FAZLADAN 25 MİLYAR TL
Alt komisyon toplantısında Elektrik Mühendisleri Odası yenilenebilir enerji destekleri için fazladan minimum 17 milyar TL aktarıldığını iddia etti. Toplantının ilerleyen saatlerinde bakan yardımcısı noktayı koydu ve bir skandal daha patladı. Bakan yardımcısı “2019 yılında YEK Destekleme Mekanizması'na 25 milyar TL’lik bir teşvik verilmiş durumda” diyerek gerçeği söyledi.
25 milyar TL teşvik fazladan verilen para aslında. Halkın cebinden fazladan çıkan para demek. Bu mekanizma ne yazık ki HES şirketlerine, JES şirketlerine, araba lastiği, orman atığı, sokakların çöpünü yakan şirketlere fazladan avanta verme mekanizması. Bunu nereden mi biliyoruz? Enerji Piyasası Düzenleme Kurumu (EPDK) 2019 yılında Yenilenebilir Enerji Kaynakları Destekleme Mekanizması'ndan (YEKDEM) toplam ödenen paranın 38 milyar TL olduğunu açıkladı bile!

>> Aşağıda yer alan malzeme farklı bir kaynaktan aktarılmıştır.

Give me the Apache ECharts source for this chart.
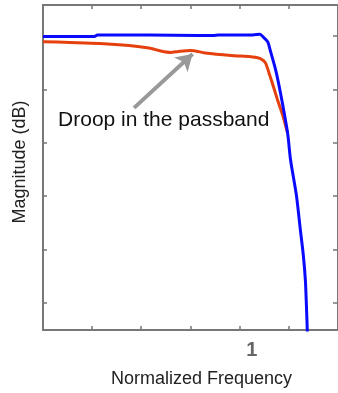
<!DOCTYPE html>
<html><head><meta charset="utf-8">
<script src="https://cdn.jsdelivr.net/npm/echarts@6/dist/echarts.min.js"></script>
<style>html,body{margin:0;padding:0;background:#fff}#c{width:338px;height:393px}</style>
</head><body><div id="c"></div>
<script>
// Normalized frequency vs magnitude (dB)
const idealX = [0,0.246,0.261,0.507,0.744,0.815,0.839,1.005,1.038,1.057,1.076,1.090,1.114,1.137,1.171,1.185,1.213,1.232,1.246,1.256,1.261,1.266];
const idealY = [-0.1,-0.1,0.2,0.2,0.1,0.1,0.2,0.2,0.3,-0.3,-1.1,-3.0,-6.4,-10.7,-18.2,-23.2,-29.8,-36.3,-41.0,-45.7,-50.4,-56];
const droopX = [0,0.128,0.270,0.412,0.507,0.564,0.611,0.649,0.706,0.777,0.900,1.005,1.038,1.057,1.068,1.085,1.104,1.123,1.147,1.171];
const droopY = [-1.07,-1.22,-1.40,-1.78,-2.25,-2.81,-3.09,-2.90,-2.72,-3.18,-3.65,-3.93,-4.21,-4.68,-5.3,-7.3,-9.6,-12.0,-14.8,-18.2];
const xTicks = [0.2351,0.4701,0.7052,0.9403,1.1754];
const xLabels = [1];
const yTicks = [0,-10,-20,-30,-40,-50];
const annoText = 'Droop in the passband';
const annoPos = [0.578,-15.73];
const arrowFrom = [0.436,-13.48];
const arrowTo = [0.716,-3.37];

const xMin = 0, xMax = 1.4123, yMin = -55.1, yMax = 5.8;
const axisCol = '#777';
const font = 'Liberation Sans, Arial, sans-serif';
const zip = (a,b) => a.map((v,i)=>[v,b[i]]);

const chart = echarts.init(document.getElementById('c'), null, {renderer:'canvas'});
chart.setOption({
  animation:false,
  grid:{left:43, top:5, right:-3, bottom:63},
  xAxis:[{
    type:'value', min:xMin, max:xMax, position:'bottom',
    name:'Normalized Frequency', nameLocation:'middle', nameGap:40,
    nameTextStyle:{fontFamily:font, fontSize:18, color:'#222', padding:[0,0,0,22]},
    axisLine:{show:true, onZero:false, lineStyle:{color:axisCol, width:2}},
    axisTick:{show:true, inside:true, length:4, customValues:xTicks, lineStyle:{color:axisCol, width:1.5}},
    axisLabel:{customValues:xLabels, margin:10, fontFamily:font, fontSize:20, fontWeight:'bold', color:'#666', formatter: v => String(v)},
    splitLine:{show:false}
  },{
    type:'value', min:xMin, max:xMax, position:'top',
    axisLine:{show:true, onZero:false, lineStyle:{color:axisCol, width:2}},
    axisTick:{show:true, inside:true, length:4, customValues:xTicks, lineStyle:{color:axisCol, width:1.5}},
    axisLabel:{show:false}, splitLine:{show:false}
  }],
  yAxis:[{
    type:'value', min:yMin, max:yMax, position:'left',
    name:'Magnitude (dB)', nameLocation:'middle', nameGap:14, nameRotate:90,
    nameTextStyle:{fontFamily:font, fontSize:18, color:'#222', padding:[0,0,0,11]},
    axisLine:{show:true, onZero:false, lineStyle:{color:axisCol, width:2}},
    axisTick:{show:true, inside:true, length:4, customValues:yTicks, lineStyle:{color:axisCol, width:1.5}},
    axisLabel:{show:false}, splitLine:{show:false}
  },{
    type:'value', min:yMin, max:yMax, position:'right',
    axisLine:{show:true, onZero:false, lineStyle:{color:axisCol, width:2}},
    axisTick:{show:true, inside:true, length:5, customValues:yTicks, lineStyle:{color:axisCol, width:1.5}},
    axisLabel:{show:false}, splitLine:{show:false}
  }],
  series:[{
    type:'line', data:zip(droopX, droopY), showSymbol:false, smooth:0.25,
    lineStyle:{color:'#e5400e', width:3}, z:2,
    markLine:{
      silent:true, symbol:['none','arrow'], symbolSize:[15,16],
      lineStyle:{color:'#999', width:4, type:'solid'}, label:{show:false},
      data:[[{coord:arrowFrom},{coord:arrowTo}]]
    },
    markPoint:{
      silent:true, symbol:'circle', symbolSize:0,
      label:{show:true, formatter:annoText, fontFamily:font, fontSize:21, color:'#111', position:'inside'},
      data:[{coord:annoPos}]
    }
  },{
    type:'line', data:zip(idealX, idealY), showSymbol:false, smooth:0.25,
    lineStyle:{color:'#0a0aff', width:3}, z:3
  }]
});
</script></body></html>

YENİLENEBİLİR UCUZ, TEŞVİKİ PAHALI
38 milyar TL’lik ödemenin 25’i teşvik ise gerçek maliyeti 13 milyar TL oluyor. Bu tam olarak ne bilmiyoruz. Çünkü belgesi, bilgisi yok. Ama komisyon tutanakları ve EPDK raporları ortada. Bu durumda 13 milyar TL’lik ödemeyi, üretilen elektriğe böldüğümüzde bir kilowatt saatlik yenilenebilir enerjinin ortalama fiyatını buluyoruz. Sıkı durun bu miktar sadece 17 kuruş!
Devlet 17 kuruş ortalama maliyeti olan yenilenebilir enerji yatırımlarına 32,6 kuruş teşvik vererek halka kilowatt saat başına 49,6 kuruş maliyet bindirmiş. O kuruşlar toplanmış ve halk 25 milyar TL zarara uğratılmış.
FATURAMIZI ŞİŞİREN ÜÇ KALEM!
Türkiye’de bu kanunla beraber ortaya çıkan bir gerçeklik var, o da bu politikalarla bizden misli ile para alındığı.
Birincisi, yenilenebilir destekler ile fazladan alınan 32,6 kuruş. Bu fazlalığın ise en çok gittiği adres HES’ler. HES’lerin bu kadar fahiş desteğe ihtiyacı mı var? Varsa kapatılsın daha iyi.
İkincisi, dağıtım şirketlerine verilen imtiyaz. Dağıtım şirketleri Elektrik Üretim Anonim Şirketi'nden (EÜAŞ) 15,5 kuruşa aldığı elektriği bize 39,3 kuruşa fatura ediyor. Aradaki fark ve 22 kuruş dağıtım payı ile 45 kuruşa yakın bir teşvik alıyor.
Üstüne kapasite mekanizması ile kömür ve gaz santrallerine sağlanan alım garantisini de ekleyin. Temmuz ayında 45 hidroelektrik, kömür, ithal kömür ve doğal gaz santraline 131 milyon TL para aktarılmış. Yıllık bir buçuk milyar TL’ye yakın gereksiz harcama demek bu. Serbest piyasa değil, imtiyazlı piyasa. Bu listede ithal kömür yakan da var, filtresi olmayan da.
İşte bu üçünü de ekleyince bizim faturamızın ne kadar şişkin olduğunu göreceksiniz.
ELEKTRİK FATURASINI YARIYA DÜŞÜRMEK MÜMKÜN!
17 kuruş olan yenilenebilir maliyetine 49,6 kuruş ödememiz, hazır para ve hazır kredi ile satın aldıkları dağıtım şirketlerine 22 kuruş vermemiz, EÜAŞ’ın onlara yarı fiyatına elektrik vermesi ve fahiş fiyatlarla elektrik satan gaz ve kömür santrallerine giden bu haksız kazancı düştüğümüzde elektrik faturası çok rahat yarıya düşüyor. Hatta bu sistem teşvikin birilerinin cebinde toplanması üstüne kurulu. Bunu düzgün kurgularsak 44 milyon abonenin faturasının yarıya düşmesi yanında Türkiye’de bir yenilenebilir enerji ve enerji verimliliğinde istihdam ve yatırım patlaması sağlamak o kadar mümkün ki.
Tabii bu arada işin hakkını verecek olursak elektrik ücretsiz bile olabilir, bütün kömür santrallerini kapatabiliriz. Ki o bir sanat değil, sanattan da öte.